The ICSE 2017 Call for Research Papers is out, and there has been some discussion on social media and through email on the fact that submissions to the research track are limited to three papers per author.
One of the main reasons for this policy is that every year more people submit more papers, but the pool of qualified reviewers willing to make the necessary commitment does not grow in proportion. Increasing the size of the program committee is not a panacea, because of coordination overhead and calibration challenges (the ICSE 2017 reviewers already include 34 program board members and 94 program committee members). Allowing the imbalance between the demand for reviewing and reviewing resources to continue to increase is likely to condemn the review process to lose its meaning. The NIPS Experiment is a disconcerting indication that randomness in paper acceptance decisions is not an exaggeration. At the same time, the very perception of a random review process is an encouragement to submit more papers. We are stuck in a vicious cycle.

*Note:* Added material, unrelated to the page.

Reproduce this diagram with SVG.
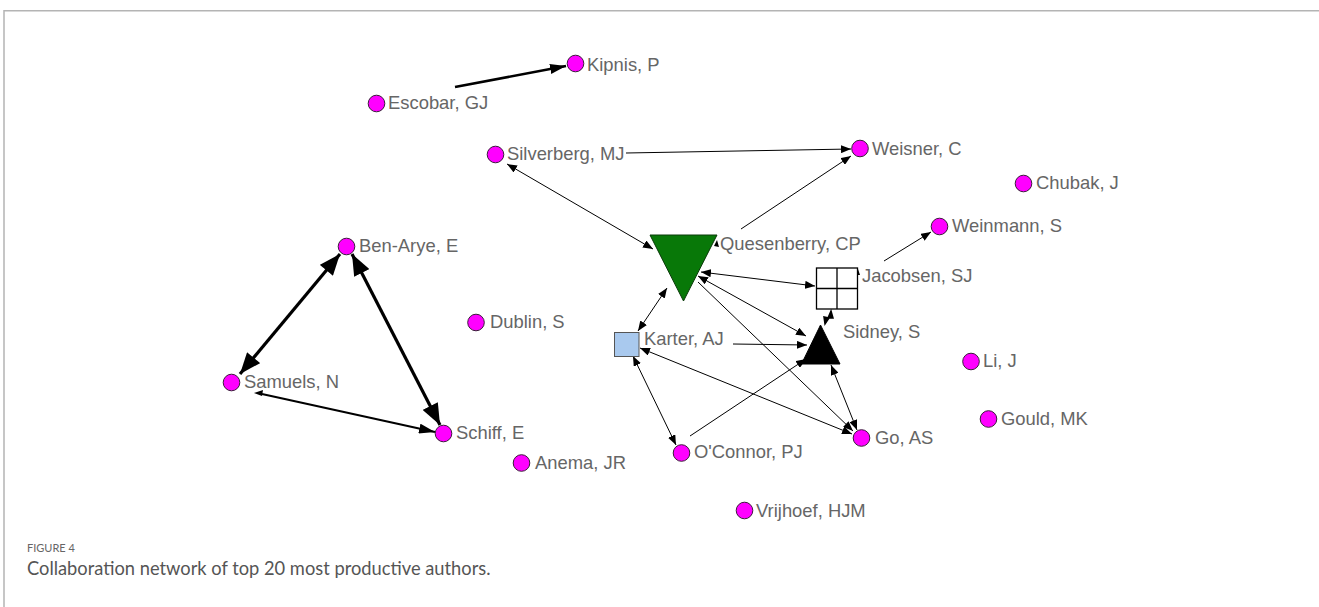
<svg xmlns="http://www.w3.org/2000/svg" width="1319" height="607" viewBox="0 0 1319 607">
<style>
.lbl{font-family:"Liberation Sans",Arial,sans-serif;font-size:18.4px;fill:#666}
.dot{fill:#ff00ff;stroke:#3a1a3a;stroke-width:1}
.e{fill:none;stroke:#000;stroke-width:1}
.e2{fill:none;stroke:#000;stroke-width:2}
.e25{fill:none;stroke:#000;stroke-width:2.6}
.e3{fill:none;stroke:#000;stroke-width:3.2}
.cap1{font-family:Lato,"Open Sans",sans-serif;font-size:11px;fill:#666}
.cap2{font-family:Lato,"Open Sans",sans-serif;font-size:18.3px;fill:#555}
</style>
<defs>
<marker id="a" viewBox="0 0 10 8" refX="10" refY="4" markerWidth="10" markerHeight="8" markerUnits="userSpaceOnUse" orient="auto-start-reverse"><path d="M0,0 L10,4 L0,8 Z" fill="#000"/></marker>
<marker id="b" viewBox="0 0 20 16" refX="20" refY="8" markerWidth="22" markerHeight="17" markerUnits="userSpaceOnUse" orient="auto-start-reverse"><path d="M0,0 L20,8 L0,16 Z" fill="#000"/></marker>
<marker id="m" viewBox="0 0 16 10" refX="16" refY="5" markerWidth="16" markerHeight="10" markerUnits="userSpaceOnUse" orient="auto-start-reverse"><path d="M0,0 L16,5 L0,10 Z" fill="#000"/></marker>
</defs>
<rect width="1319" height="607" fill="#fff"/>
<g id="frame" fill="none" stroke="#b4b4b4" stroke-width="1.5">
<path d="M4,607 V10.75 H1319"/>
</g>
<g id="connectors">
<path class="e25" d="M455,87 L566,66" marker-end="url(#m)"/>
<path class="e" d="M626,153 L851,149" marker-end="url(#a)"/>
<path class="e" d="M653,249 L507,164" marker-start="url(#a)" marker-end="url(#a)"/>
<path class="e" d="M741,229 L851,156" marker-end="url(#a)"/>
<path class="e" d="M884,261 L931,232" marker-end="url(#a)"/>
<path class="e" d="M701,272 L815,286" marker-start="url(#a)" marker-end="url(#a)"/>
<path class="e" d="M698,276 L806,336" marker-start="url(#a)" marker-end="url(#a)"/>
<path class="e" d="M698,282 L853,431" marker-end="url(#a)"/>
<path class="e" d="M638,331 L667,288" marker-start="url(#a)" marker-end="url(#a)"/>
<path class="e" d="M733,344 L807,345" marker-end="url(#a)"/>
<path class="e" d="M640,348 L852,434" marker-start="url(#a)" marker-end="url(#a)"/>
<path class="e" d="M633,356 L676,445" marker-start="url(#a)" marker-end="url(#a)"/>
<path class="e" d="M690,436 L806,359" marker-end="url(#a)"/>
<path class="e" d="M831,365 L857,430" marker-start="url(#a)" marker-end="url(#a)"/>
<path d="M831,311 L828,318 L833,318 Z M825,324 L824,317 L829,318 Z" fill="#000" stroke="#000" stroke-width="1.5"/>
<path class="e3" d="M240,374 L340,254" marker-start="url(#b)" marker-end="url(#b)"/>
<path class="e3" d="M352,254 L440,425" marker-start="url(#b)" marker-end="url(#b)"/>
<path class="e2" d="M262,394 L435,432" marker-end="url(#m)"/>
<path d="M254,393 L263,390 L262,396 Z" fill="#000"/>
<path d="M717,240 L719,247 L714,246 Z" fill="#000"/>
<path d="M858,269 L860,275 L856,275 Z" fill="#000"/>
</g>
<g id="n-kipnis"><circle class="dot" cx="575.5" cy="63.5" r="8.3"/><text class="lbl" x="587" y="71">Kipnis, P</text></g>
<g id="n-escobar"><circle class="dot" cx="376.5" cy="103.5" r="8.3"/><text class="lbl" x="388" y="109">Escobar, GJ</text></g>
<g id="n-silverberg"><circle class="dot" cx="495.5" cy="154.5" r="8.3"/><text class="lbl" x="507" y="160">Silverberg, MJ</text></g>
<g id="n-weisner"><circle class="dot" cx="860" cy="148.5" r="8.3"/><text class="lbl" x="872" y="155">Weisner, C</text></g>
<g id="n-chubak"><circle class="dot" cx="1023.5" cy="183.5" r="8.3"/><text class="lbl" x="1036" y="189">Chubak, J</text></g>
<g id="n-weinmann"><circle class="dot" cx="939.5" cy="226.5" r="8.3"/><text class="lbl" x="952" y="232">Weinmann, S</text></g>
<g id="n-benarye"><circle class="dot" cx="346.5" cy="246.5" r="8.3"/><text class="lbl" x="359" y="252">Ben-Arye, E</text></g>
<g id="n-quesenberry"><polygon points="650,235 717,235 683.5,301" fill="#087808" stroke="#0a3a0a" stroke-width="1"/><text class="lbl" x="720" y="250">Quesenberry, CP</text></g>
<g id="n-jacobsen"><rect x="816.5" y="268" width="41" height="41" fill="#fff" stroke="#000" stroke-width="1.3"/><path d="M837,268 V309 M816.5,288.5 H857.5" stroke="#000" stroke-width="1.3"/><text class="lbl" x="862" y="282">Jacobsen, SJ</text></g>
<g id="n-dublin"><circle class="dot" cx="476" cy="322.5" r="8.3"/><text class="lbl" x="490" y="328">Dublin, S</text></g>
<g id="n-karter"><rect x="614.5" y="332.5" width="24.5" height="24" fill="#a9c9ee" stroke="#555" stroke-width="1"/><text class="lbl" x="644" y="345">Karter, AJ</text></g>
<g id="n-sidney"><polygon points="820.5,325 801.5,364 840,364" fill="#000" stroke="#000" stroke-width="1"/><text class="lbl" x="843" y="338">Sidney, S</text></g>
<g id="n-li"><circle class="dot" cx="971" cy="361.5" r="8.3"/><text class="lbl" x="983" y="367">Li, J</text></g>
<g id="n-samuels"><circle class="dot" cx="231.5" cy="382.5" r="8.3"/><text class="lbl" x="244" y="388">Samuels, N</text></g>
<g id="n-gould"><circle class="dot" cx="988.5" cy="419" r="8.3"/><text class="lbl" x="1001" y="425">Gould, MK</text></g>
<g id="n-schiff"><circle class="dot" cx="443.5" cy="433.5" r="8.3"/><text class="lbl" x="456" y="439">Schiff, E</text></g>
<g id="n-go"><circle class="dot" cx="861.5" cy="438" r="8.3"/><text class="lbl" x="875" y="443.5">Go, AS</text></g>
<g id="n-oconnor"><circle class="dot" cx="681.5" cy="453" r="8.3"/><text class="lbl" x="694" y="458">O'Connor, PJ</text></g>
<g id="n-anema"><circle class="dot" cx="521.5" cy="463" r="8.3"/><text class="lbl" x="535" y="469">Anema, JR</text></g>
<g id="n-vrijhoef"><circle class="dot" cx="744.5" cy="510.5" r="8.3"/><text class="lbl" x="756" y="516.5">Vrijhoef, HJM</text></g>
<g id="caption">
<text class="cap1" x="27" y="552">FIGURE 4</text>
<text class="cap2" x="27" y="575">Collaboration network of top 20 most productive authors.</text>
</g>
</svg>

A key to breaking the cycle is the recognition that the time donated by ICSE reviewers is a valuable and limited resource. We cannot increase it at will. When solicited to serve on the ICSE 2017 program committee, for instance, close to two dozen regular ICSE authors declined to serve, due to lack of time. It is also not uncommon that some who initially volunteer to review find themselves unable to fully deliver on their commitment (leading to, for instance, cancellations or two-line reviews authors occasionally complain about). The fact that other communities deal with larger submission numbers should not mislead us, as each community has different standards and characteristics. Case in point, some communities use multiple program committees for different sub-areas to deal with large submission numbers, a solution that has been discussed several times within the ICSE Steering Committee before being dismissed due to its drawbacks.
In short, with an unlimited access to a limited number of reviewers, the tragedy of the commons is staring us in the face.
In addition to continuing to make intense demands on reviewers' time and scaling up the magnitude of the review process, this year we are also asking authors to make concessions for the long-term sustainability of the peer-reviewing offered by ICSE. With an acceptance rate below 20%, there is room for additional pre-submission reviewing to be done within research groups and institutions, by colleagues, and so on.
We are working hard to make the expectations for acceptance at ICSE 2017 as clear and uniformly applied as possible. Our vision is that if authors submit fewer papers and still get a similar (or possibly even higher) number of submissions accepted, we will maintain or even improve the quality of the ICSE program while using reviewing resources in a more efficient, fair, and sustainable way.